[Records contained in a dataset]
▬▬▬▬▬▬

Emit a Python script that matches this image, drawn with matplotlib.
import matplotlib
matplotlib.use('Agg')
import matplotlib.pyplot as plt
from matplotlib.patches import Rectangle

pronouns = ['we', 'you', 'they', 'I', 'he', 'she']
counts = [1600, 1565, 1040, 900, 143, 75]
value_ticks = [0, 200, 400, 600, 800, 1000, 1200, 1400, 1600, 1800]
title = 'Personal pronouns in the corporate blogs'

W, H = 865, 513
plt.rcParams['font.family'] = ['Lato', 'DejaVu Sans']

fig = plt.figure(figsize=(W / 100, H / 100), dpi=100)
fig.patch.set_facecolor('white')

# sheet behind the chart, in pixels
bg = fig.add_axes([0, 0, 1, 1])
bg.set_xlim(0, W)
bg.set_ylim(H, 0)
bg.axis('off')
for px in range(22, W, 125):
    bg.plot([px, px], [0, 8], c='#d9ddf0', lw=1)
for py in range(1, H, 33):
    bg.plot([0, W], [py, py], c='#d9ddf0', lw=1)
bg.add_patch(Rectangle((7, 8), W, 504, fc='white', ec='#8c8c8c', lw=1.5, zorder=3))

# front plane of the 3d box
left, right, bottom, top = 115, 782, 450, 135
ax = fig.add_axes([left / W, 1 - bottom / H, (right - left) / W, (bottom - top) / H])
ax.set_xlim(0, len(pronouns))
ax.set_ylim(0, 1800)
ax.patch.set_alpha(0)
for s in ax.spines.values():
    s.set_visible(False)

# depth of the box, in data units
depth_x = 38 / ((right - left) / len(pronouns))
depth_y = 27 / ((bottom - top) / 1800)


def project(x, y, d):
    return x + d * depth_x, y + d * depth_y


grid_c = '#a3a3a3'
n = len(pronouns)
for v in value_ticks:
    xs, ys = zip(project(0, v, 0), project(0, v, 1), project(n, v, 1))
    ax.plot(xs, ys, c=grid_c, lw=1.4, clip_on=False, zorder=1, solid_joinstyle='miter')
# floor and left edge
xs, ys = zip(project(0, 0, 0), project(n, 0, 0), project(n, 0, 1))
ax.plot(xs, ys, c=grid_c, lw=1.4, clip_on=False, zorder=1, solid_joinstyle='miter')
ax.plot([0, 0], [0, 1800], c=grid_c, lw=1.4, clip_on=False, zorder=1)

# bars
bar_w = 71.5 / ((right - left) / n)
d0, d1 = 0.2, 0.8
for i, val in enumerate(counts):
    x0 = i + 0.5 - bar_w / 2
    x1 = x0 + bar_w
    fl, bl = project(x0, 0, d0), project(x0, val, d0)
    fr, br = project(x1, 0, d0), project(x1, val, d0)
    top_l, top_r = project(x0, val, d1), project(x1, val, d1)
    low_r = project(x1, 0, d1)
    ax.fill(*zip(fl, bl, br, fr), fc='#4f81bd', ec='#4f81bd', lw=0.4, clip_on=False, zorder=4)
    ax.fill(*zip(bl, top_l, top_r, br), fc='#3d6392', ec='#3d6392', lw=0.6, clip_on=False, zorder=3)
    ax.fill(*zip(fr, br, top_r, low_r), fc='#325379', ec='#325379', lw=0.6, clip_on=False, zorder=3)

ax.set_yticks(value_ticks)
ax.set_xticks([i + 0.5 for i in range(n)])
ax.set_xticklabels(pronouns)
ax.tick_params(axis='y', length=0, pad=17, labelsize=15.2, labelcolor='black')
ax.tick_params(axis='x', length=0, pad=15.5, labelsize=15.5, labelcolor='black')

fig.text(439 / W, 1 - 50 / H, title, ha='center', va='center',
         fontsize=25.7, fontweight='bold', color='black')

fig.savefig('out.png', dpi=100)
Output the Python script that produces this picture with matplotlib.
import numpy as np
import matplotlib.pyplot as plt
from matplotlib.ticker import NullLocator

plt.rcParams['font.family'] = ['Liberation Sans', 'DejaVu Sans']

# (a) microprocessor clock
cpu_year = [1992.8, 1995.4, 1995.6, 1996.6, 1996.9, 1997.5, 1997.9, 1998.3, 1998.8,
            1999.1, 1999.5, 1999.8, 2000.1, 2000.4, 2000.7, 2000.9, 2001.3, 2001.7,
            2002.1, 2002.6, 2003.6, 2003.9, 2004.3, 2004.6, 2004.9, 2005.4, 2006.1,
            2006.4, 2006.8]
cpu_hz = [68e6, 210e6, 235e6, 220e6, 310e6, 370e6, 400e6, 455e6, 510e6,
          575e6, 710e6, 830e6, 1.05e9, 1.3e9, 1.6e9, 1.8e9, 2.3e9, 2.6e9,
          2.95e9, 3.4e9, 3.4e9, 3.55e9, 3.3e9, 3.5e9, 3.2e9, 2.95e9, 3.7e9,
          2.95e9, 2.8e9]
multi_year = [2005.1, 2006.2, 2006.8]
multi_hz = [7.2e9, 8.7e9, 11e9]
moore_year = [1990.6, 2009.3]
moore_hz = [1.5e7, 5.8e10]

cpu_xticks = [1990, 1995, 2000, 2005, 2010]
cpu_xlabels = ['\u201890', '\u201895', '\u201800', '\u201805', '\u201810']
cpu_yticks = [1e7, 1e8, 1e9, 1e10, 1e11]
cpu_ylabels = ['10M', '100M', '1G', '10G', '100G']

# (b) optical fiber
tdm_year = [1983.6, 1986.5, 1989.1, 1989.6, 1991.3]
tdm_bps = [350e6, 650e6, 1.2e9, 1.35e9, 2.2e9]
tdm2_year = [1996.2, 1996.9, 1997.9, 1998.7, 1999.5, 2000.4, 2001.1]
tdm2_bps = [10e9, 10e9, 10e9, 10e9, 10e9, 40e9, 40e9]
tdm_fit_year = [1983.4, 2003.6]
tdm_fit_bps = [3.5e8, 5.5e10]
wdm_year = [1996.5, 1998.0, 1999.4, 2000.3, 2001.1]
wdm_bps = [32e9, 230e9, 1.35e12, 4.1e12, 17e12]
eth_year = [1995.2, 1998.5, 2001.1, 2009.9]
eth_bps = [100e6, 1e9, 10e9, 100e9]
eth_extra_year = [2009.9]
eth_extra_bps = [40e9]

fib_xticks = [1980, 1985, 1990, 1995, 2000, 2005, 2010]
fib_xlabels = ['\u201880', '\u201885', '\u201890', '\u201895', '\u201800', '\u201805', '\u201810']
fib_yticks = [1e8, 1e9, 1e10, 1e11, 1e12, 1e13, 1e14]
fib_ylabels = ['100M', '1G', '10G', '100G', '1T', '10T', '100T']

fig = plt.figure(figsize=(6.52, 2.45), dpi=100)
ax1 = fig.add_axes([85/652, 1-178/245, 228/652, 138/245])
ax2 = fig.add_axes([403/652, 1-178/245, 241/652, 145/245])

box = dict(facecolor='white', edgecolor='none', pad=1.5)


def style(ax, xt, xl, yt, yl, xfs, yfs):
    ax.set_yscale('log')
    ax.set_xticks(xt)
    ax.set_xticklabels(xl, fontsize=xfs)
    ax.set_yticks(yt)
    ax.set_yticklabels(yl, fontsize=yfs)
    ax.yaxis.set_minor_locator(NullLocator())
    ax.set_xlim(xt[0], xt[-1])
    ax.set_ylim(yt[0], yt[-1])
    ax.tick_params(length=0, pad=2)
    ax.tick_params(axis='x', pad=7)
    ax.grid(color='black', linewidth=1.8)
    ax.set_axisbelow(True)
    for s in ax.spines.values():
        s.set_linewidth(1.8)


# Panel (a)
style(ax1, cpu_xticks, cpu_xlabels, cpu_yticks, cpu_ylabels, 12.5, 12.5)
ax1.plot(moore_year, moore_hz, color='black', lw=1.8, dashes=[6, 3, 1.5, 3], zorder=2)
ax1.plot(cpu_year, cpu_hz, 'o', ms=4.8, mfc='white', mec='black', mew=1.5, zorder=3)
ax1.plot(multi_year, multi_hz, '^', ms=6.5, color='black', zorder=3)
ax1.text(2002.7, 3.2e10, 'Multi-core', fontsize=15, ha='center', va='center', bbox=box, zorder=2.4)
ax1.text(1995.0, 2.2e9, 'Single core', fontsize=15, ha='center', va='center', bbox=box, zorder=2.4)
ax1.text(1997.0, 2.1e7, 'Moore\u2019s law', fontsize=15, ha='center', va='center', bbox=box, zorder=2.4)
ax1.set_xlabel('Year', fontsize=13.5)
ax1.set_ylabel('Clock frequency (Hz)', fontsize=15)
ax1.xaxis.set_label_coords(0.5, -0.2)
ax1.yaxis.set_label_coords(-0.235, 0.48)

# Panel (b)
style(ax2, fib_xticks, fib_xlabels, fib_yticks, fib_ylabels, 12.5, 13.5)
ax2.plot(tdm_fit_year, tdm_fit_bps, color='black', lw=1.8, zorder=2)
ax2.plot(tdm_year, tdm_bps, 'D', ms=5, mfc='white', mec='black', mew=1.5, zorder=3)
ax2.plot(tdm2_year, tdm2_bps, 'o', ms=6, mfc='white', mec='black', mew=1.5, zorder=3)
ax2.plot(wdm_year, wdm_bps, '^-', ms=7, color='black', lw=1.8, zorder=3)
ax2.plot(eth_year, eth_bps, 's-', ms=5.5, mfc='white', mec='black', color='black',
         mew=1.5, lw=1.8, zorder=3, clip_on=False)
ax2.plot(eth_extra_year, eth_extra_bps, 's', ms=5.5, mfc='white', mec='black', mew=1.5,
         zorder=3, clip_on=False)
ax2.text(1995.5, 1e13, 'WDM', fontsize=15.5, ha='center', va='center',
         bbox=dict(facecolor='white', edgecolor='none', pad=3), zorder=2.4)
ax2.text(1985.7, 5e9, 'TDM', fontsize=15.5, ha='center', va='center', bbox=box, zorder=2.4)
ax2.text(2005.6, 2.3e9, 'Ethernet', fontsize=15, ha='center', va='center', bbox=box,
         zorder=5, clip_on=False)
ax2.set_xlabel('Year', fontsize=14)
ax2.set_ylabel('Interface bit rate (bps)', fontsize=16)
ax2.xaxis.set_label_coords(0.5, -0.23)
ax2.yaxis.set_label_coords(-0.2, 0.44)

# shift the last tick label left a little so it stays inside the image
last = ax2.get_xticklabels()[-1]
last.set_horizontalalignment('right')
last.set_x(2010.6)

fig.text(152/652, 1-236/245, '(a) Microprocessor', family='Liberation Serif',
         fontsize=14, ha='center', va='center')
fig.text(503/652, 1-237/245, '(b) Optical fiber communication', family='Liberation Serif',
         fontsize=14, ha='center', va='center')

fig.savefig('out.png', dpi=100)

▬▬▬▬▬▬

◆ **GIVEN PROBLEM**
Extract the span of lines that starts with the line containing "Output the Python" and ends with the line containing "cpu_ylabels = ['10M', '100M', '1G', '10G', '100G']". Keep it exact and add nothing.

◆ **PROBLEM SOLUTION**
Output the Python script that produces this picture with matplotlib.
import numpy as np
import matplotlib.pyplot as plt
from matplotlib.ticker import NullLocator

plt.rcParams['font.family'] = ['Liberation Sans', 'DejaVu Sans']

# (a) microprocessor clock
cpu_year = [1992.8, 1995.4, 1995.6, 1996.6, 1996.9, 1997.5, 1997.9, 1998.3, 1998.8,
            1999.1, 1999.5, 1999.8, 2000.1, 2000.4, 2000.7, 2000.9, 2001.3, 2001.7,
            2002.1, 2002.6, 2003.6, 2003.9, 2004.3, 2004.6, 2004.9, 2005.4, 2006.1,
            2006.4, 2006.8]
cpu_hz = [68e6, 210e6, 235e6, 220e6, 310e6, 370e6, 400e6, 455e6, 510e6,
          575e6, 710e6, 830e6, 1.05e9, 1.3e9, 1.6e9, 1.8e9, 2.3e9, 2.6e9,
          2.95e9, 3.4e9, 3.4e9, 3.55e9, 3.3e9, 3.5e9, 3.2e9, 2.95e9, 3.7e9,
          2.95e9, 2.8e9]
multi_year = [2005.1, 2006.2, 2006.8]
multi_hz = [7.2e9, 8.7e9, 11e9]
moore_year = [1990.6, 2009.3]
moore_hz = [1.5e7, 5.8e10]

cpu_xticks = [1990, 1995, 2000, 2005, 2010]
cpu_xlabels = ['\u201890', '\u201895', '\u201800', '\u201805', '\u201810']
cpu_yticks = [1e7, 1e8, 1e9, 1e10, 1e11]
cpu_ylabels = ['10M', '100M', '1G', '10G', '100G']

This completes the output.